» **Written problem**
Every line below is to be copied exactly, with the pictures left out.

» **Supplied data**
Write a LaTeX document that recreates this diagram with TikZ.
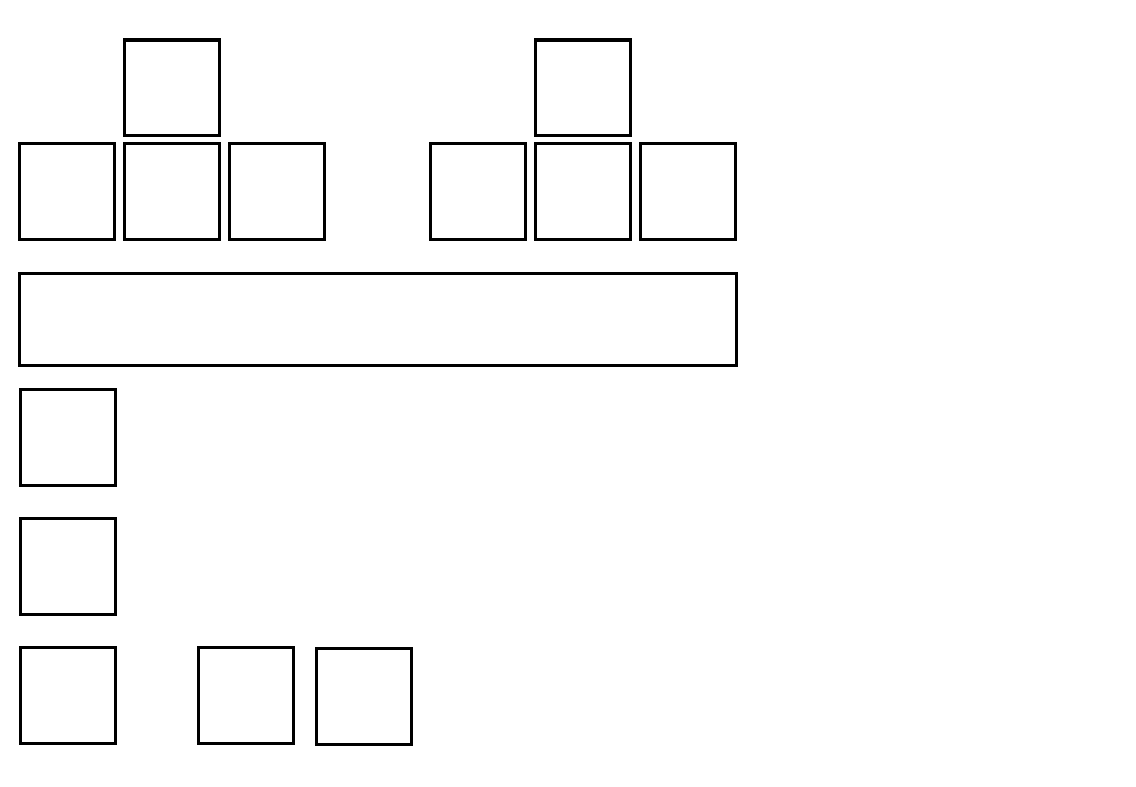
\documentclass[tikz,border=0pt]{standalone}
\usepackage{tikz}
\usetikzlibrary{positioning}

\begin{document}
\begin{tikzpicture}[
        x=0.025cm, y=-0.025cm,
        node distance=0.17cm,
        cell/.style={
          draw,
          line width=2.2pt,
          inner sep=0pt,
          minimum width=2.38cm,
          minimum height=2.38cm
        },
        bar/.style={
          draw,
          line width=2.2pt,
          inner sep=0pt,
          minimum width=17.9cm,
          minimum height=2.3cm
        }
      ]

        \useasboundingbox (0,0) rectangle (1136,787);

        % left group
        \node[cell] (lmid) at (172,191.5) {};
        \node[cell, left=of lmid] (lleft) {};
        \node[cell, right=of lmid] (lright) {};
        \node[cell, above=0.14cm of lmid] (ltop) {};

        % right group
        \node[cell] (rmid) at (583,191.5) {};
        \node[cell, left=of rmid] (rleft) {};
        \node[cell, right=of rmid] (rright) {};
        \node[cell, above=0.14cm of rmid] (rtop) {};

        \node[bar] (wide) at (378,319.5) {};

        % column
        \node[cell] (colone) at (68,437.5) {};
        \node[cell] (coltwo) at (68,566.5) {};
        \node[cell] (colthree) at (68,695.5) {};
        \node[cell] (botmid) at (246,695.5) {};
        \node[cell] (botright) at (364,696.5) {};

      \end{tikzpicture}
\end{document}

» **Response to this task**
Write a LaTeX document that recreates this diagram with TikZ.
\documentclass[tikz,border=0pt]{standalone}
\usepackage{tikz}
\usetikzlibrary{positioning}

\begin{document}
\begin{tikzpicture}[
        x=0.025cm, y=-0.025cm,
        node distance=0.17cm,
        cell/.style={
          draw,
          line width=2.2pt,
          inner sep=0pt,
          minimum width=2.38cm,
          minimum height=2.38cm
        },
        bar/.style={
          draw,
          line width=2.2pt,
          inner sep=0pt,
          minimum width=17.9cm,
          minimum height=2.3cm
        }
      ]

        \useasboundingbox (0,0) rectangle (1136,787);

        % left group
        \node[cell] (lmid) at (172,191.5) {};
        \node[cell, left=of lmid] (lleft) {};
        \node[cell, right=of lmid] (lright) {};
        \node[cell, above=0.14cm of lmid] (ltop) {};

        % right group
        \node[cell] (rmid) at (583,191.5) {};
        \node[cell, left=of rmid] (rleft) {};
        \node[cell, right=of rmid] (rright) {};
        \node[cell, above=0.14cm of rmid] (rtop) {};

        \node[bar] (wide) at (378,319.5) {};

        % column
        \node[cell] (colone) at (68,437.5) {};
        \node[cell] (coltwo) at (68,566.5) {};
        \node[cell] (colthree) at (68,695.5) {};
        \node[cell] (botmid) at (246,695.5) {};
        \node[cell] (botright) at (364,696.5) {};

      \end{tikzpicture}
\end{document}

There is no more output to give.